■ What to produce
Every line from the beginning of the records below up to the one holding "import * as" should be quoted exactly; leave out the rest.

Rows from a dataset of charts and code:
________________________
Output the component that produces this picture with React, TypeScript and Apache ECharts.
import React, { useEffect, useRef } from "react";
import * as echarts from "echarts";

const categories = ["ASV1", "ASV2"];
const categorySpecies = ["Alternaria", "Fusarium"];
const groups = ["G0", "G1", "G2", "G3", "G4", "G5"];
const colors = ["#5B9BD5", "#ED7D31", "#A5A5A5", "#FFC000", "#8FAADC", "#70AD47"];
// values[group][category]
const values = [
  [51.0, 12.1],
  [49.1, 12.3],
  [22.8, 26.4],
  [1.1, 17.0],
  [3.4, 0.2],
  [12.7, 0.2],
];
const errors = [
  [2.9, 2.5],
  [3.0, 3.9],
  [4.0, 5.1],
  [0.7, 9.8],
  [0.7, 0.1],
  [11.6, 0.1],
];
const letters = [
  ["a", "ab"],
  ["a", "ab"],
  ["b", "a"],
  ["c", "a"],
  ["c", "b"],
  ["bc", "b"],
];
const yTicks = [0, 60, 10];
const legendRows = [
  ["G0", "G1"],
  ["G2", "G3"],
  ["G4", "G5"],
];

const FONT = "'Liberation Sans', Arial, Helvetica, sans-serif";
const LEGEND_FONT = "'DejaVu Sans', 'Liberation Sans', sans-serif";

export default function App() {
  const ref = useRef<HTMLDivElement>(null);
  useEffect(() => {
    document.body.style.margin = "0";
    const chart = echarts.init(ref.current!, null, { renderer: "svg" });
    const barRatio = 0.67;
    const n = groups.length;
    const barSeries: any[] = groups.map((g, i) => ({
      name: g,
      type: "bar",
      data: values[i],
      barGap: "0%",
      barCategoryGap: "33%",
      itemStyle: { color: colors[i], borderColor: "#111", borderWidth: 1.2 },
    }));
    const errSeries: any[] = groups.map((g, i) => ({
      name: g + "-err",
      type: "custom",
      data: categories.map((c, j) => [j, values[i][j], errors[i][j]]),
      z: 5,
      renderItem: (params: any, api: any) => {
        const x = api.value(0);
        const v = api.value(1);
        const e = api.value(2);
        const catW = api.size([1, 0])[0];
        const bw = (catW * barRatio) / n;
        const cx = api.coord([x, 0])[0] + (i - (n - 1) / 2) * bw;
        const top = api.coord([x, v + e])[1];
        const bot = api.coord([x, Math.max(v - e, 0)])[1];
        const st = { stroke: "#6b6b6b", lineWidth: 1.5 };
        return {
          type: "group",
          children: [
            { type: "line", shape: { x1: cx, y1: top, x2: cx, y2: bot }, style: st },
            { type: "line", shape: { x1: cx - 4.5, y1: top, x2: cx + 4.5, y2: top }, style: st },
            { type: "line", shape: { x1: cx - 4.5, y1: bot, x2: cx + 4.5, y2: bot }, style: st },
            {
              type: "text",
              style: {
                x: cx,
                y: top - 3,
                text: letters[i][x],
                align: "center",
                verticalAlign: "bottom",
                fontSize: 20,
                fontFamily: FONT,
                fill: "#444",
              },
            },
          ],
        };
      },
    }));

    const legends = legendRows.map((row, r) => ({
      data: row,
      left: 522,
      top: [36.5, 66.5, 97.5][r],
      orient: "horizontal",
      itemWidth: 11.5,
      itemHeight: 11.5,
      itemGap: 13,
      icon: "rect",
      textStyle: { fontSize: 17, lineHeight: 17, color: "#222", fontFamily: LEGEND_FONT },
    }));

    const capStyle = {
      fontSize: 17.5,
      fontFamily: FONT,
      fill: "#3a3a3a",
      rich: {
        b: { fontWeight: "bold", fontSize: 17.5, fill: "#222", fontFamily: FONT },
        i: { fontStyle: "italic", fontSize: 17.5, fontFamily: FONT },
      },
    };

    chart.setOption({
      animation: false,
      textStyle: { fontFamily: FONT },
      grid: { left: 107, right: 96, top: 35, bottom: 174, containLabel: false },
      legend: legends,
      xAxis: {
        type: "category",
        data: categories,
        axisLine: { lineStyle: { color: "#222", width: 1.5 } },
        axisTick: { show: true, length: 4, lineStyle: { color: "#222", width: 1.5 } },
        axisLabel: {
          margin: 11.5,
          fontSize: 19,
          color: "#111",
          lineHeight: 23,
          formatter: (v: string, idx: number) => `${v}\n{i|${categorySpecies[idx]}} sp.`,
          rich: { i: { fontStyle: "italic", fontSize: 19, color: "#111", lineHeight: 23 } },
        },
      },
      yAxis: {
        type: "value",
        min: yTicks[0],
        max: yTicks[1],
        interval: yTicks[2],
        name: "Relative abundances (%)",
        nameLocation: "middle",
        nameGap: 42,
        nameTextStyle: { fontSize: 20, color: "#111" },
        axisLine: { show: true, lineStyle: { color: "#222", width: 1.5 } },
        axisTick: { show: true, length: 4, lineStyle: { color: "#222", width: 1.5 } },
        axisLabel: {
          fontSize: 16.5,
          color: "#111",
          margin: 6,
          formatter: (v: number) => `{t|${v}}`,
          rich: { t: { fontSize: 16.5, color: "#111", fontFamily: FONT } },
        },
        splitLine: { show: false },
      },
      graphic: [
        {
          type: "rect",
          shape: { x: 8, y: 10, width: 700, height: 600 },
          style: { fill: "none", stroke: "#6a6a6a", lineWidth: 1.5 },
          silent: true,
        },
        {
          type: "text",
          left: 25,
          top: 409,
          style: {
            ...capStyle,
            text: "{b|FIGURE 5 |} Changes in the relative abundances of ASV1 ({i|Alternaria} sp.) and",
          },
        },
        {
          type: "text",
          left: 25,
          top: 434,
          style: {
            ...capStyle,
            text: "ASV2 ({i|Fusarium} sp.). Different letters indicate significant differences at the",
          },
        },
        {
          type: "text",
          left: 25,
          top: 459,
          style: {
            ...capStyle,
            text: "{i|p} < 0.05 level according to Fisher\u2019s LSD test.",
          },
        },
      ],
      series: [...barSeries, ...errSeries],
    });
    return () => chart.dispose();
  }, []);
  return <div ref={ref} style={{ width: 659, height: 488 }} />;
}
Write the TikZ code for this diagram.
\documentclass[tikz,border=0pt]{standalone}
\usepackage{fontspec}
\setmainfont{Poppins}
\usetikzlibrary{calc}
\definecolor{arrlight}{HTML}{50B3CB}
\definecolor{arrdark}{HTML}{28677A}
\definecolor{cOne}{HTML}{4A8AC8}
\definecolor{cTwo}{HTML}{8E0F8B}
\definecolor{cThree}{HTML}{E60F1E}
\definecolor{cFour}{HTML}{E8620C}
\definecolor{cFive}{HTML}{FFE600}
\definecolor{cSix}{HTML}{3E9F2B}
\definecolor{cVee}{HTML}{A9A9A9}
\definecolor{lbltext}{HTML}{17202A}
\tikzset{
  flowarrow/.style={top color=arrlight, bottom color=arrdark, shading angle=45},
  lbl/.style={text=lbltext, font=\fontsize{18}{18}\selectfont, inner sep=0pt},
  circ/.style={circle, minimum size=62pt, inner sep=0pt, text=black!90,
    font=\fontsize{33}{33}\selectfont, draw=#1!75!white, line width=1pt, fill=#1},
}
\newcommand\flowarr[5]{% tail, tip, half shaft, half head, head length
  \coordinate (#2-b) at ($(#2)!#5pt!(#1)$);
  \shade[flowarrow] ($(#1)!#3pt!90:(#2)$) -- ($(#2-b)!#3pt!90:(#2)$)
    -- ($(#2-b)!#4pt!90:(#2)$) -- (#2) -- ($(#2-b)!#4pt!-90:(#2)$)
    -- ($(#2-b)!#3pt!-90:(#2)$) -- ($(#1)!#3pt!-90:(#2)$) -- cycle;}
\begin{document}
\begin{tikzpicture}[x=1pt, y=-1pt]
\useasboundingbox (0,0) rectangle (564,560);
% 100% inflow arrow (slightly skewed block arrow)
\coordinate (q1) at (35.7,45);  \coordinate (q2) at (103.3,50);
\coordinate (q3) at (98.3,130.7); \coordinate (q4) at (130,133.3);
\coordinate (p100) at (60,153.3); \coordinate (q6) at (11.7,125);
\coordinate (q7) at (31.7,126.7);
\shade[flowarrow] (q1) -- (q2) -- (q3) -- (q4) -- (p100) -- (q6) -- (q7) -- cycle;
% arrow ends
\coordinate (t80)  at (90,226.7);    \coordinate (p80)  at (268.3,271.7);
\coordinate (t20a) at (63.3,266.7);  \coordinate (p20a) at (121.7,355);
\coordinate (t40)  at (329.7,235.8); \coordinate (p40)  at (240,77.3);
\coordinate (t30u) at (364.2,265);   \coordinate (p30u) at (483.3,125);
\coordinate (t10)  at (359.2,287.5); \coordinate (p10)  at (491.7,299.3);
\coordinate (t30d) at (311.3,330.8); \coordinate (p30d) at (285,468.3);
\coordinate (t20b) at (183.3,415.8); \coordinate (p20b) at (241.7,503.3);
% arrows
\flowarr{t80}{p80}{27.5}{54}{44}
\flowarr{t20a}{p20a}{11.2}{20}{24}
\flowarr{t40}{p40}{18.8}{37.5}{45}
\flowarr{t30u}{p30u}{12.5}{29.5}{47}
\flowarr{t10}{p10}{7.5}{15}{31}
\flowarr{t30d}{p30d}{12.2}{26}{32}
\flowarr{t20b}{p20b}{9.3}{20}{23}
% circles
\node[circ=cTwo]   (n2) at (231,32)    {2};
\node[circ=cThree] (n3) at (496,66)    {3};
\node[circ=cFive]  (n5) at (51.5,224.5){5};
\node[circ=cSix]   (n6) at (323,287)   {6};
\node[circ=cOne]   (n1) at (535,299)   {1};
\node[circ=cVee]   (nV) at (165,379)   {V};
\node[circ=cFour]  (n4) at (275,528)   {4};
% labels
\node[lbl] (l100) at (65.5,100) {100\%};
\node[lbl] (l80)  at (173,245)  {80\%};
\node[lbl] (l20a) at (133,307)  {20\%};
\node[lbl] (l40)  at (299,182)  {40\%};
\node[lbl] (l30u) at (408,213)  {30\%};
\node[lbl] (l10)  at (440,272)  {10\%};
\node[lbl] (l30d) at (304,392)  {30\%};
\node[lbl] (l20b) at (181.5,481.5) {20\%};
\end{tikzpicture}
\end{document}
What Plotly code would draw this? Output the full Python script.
________________________
■ Response
Output the component that produces this picture with React, TypeScript and Apache ECharts.
import React, { useEffect, useRef } from "react";
import * as echarts from "echarts";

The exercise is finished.